What to work on: Consider the records below. How many of their lines include the word "this"? State the number and nothing else.
** START Entries **
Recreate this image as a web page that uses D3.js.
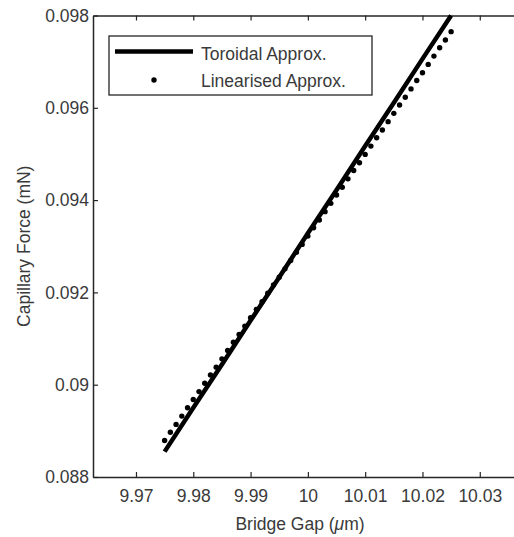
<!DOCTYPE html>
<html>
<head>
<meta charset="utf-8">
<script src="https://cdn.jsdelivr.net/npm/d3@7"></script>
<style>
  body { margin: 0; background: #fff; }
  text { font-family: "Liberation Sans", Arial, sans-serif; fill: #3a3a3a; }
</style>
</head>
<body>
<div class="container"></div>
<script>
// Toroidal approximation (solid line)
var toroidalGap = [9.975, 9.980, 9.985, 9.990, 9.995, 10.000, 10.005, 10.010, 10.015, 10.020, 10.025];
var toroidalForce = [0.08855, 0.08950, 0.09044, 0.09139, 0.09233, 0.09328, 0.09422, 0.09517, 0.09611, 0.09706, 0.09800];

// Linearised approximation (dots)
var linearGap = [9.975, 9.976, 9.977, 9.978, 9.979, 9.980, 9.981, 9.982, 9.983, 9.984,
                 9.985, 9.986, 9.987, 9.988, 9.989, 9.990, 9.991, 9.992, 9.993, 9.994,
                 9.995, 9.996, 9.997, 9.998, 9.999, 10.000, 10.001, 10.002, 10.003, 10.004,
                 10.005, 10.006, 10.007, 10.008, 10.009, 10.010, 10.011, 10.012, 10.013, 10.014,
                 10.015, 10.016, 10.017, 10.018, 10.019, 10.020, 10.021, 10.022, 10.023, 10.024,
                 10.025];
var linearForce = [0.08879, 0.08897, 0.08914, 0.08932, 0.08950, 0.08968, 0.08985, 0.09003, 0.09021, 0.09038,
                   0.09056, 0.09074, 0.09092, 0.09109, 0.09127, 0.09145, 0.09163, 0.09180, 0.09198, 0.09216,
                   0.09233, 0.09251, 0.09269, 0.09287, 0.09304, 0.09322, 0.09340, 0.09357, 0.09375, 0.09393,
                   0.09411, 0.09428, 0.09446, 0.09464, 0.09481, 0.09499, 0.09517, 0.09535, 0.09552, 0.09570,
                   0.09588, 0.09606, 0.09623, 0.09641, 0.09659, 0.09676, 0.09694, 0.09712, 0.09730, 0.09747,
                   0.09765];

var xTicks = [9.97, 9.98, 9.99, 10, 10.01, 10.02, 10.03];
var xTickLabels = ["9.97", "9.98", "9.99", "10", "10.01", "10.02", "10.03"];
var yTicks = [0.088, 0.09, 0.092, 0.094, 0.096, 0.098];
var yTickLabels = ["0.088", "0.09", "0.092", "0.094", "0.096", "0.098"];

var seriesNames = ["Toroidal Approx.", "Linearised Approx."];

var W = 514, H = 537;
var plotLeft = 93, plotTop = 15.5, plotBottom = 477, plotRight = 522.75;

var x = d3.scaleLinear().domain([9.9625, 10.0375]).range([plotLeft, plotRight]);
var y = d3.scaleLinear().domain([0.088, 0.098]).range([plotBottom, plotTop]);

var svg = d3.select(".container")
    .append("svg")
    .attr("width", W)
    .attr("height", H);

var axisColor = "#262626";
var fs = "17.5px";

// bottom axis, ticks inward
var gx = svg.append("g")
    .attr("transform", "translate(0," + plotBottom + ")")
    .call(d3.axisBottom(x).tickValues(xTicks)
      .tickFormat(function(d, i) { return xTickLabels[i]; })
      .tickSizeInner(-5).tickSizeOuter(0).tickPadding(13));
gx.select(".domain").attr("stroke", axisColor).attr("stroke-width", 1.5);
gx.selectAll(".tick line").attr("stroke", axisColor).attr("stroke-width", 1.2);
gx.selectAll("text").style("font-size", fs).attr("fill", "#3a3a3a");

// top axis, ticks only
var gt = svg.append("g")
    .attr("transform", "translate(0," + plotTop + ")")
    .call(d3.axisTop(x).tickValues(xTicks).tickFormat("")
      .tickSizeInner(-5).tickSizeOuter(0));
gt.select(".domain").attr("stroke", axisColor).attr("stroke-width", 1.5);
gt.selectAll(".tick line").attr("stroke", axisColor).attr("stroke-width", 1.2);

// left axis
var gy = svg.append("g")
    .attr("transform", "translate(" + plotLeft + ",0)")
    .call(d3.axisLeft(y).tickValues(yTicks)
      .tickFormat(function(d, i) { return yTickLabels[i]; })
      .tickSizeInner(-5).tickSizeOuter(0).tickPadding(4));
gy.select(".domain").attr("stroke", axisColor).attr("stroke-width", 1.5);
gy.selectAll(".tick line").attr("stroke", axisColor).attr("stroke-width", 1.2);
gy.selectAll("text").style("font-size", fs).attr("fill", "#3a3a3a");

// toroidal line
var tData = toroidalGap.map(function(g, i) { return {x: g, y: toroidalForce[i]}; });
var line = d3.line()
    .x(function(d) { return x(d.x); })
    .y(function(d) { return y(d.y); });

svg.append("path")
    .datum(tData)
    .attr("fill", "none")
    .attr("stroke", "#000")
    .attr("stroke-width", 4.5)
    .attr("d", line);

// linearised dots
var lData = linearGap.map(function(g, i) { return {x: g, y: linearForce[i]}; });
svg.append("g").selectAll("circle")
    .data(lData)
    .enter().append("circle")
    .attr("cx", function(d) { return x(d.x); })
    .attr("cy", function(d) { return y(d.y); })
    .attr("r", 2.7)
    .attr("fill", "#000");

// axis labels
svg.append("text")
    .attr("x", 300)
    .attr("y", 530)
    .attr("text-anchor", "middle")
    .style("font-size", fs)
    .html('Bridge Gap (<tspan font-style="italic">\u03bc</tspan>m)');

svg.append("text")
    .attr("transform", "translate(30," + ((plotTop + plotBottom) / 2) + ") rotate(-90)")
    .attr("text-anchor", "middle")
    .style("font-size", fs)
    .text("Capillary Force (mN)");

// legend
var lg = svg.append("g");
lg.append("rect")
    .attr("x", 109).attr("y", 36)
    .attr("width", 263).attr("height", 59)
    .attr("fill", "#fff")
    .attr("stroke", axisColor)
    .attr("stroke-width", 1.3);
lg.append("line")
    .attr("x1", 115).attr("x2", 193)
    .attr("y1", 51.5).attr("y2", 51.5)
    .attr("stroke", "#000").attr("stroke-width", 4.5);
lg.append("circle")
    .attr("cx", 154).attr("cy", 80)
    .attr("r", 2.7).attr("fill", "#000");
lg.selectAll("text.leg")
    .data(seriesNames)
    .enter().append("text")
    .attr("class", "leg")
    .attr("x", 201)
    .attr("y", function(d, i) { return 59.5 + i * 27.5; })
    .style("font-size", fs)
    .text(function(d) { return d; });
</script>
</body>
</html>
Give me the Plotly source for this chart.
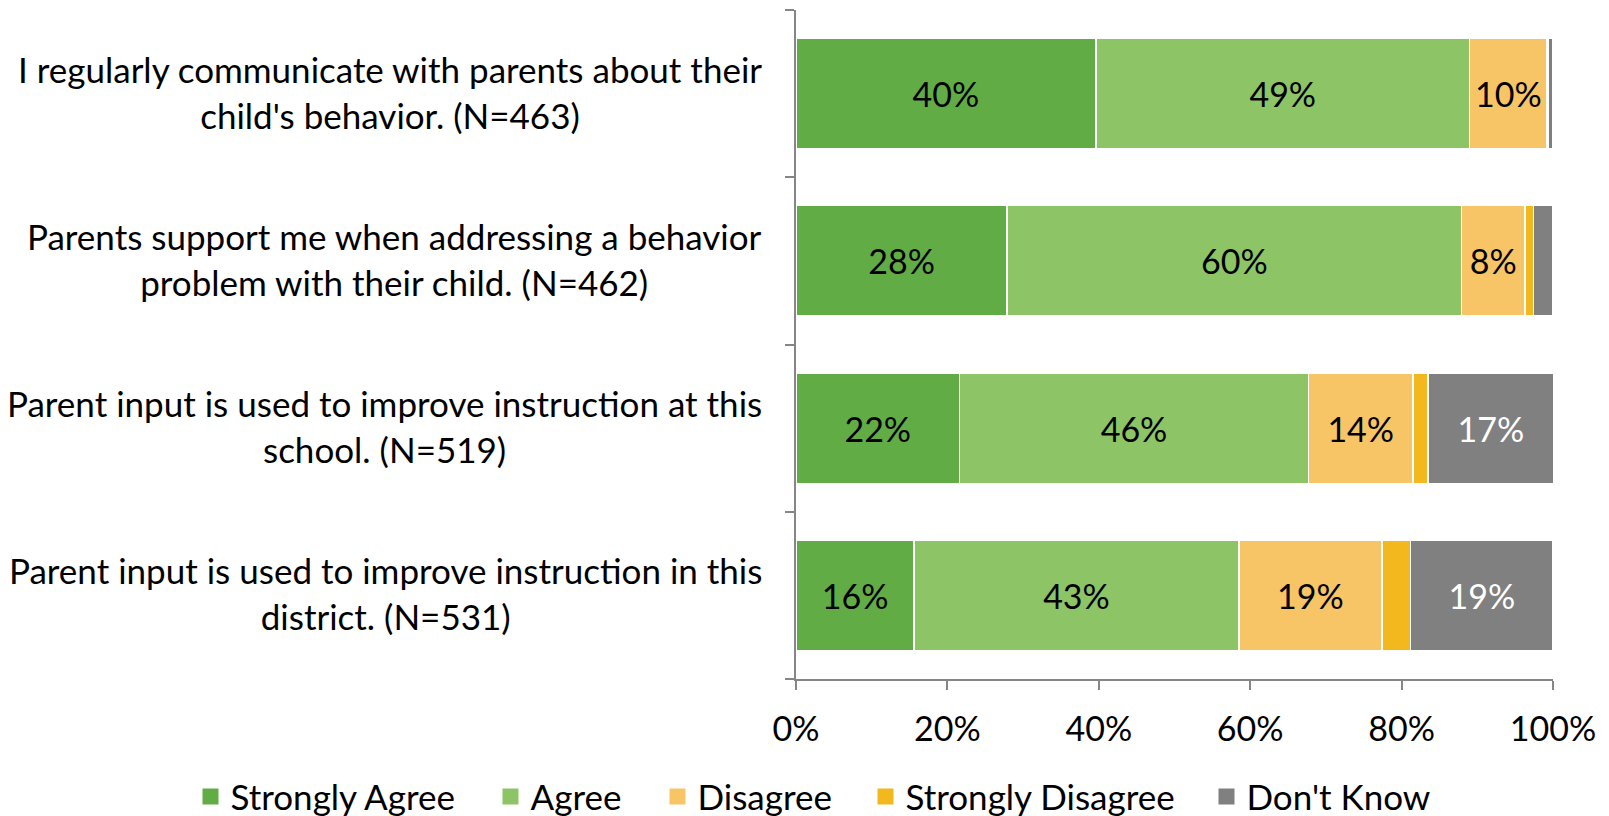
** END Entries **
Correct answer: 2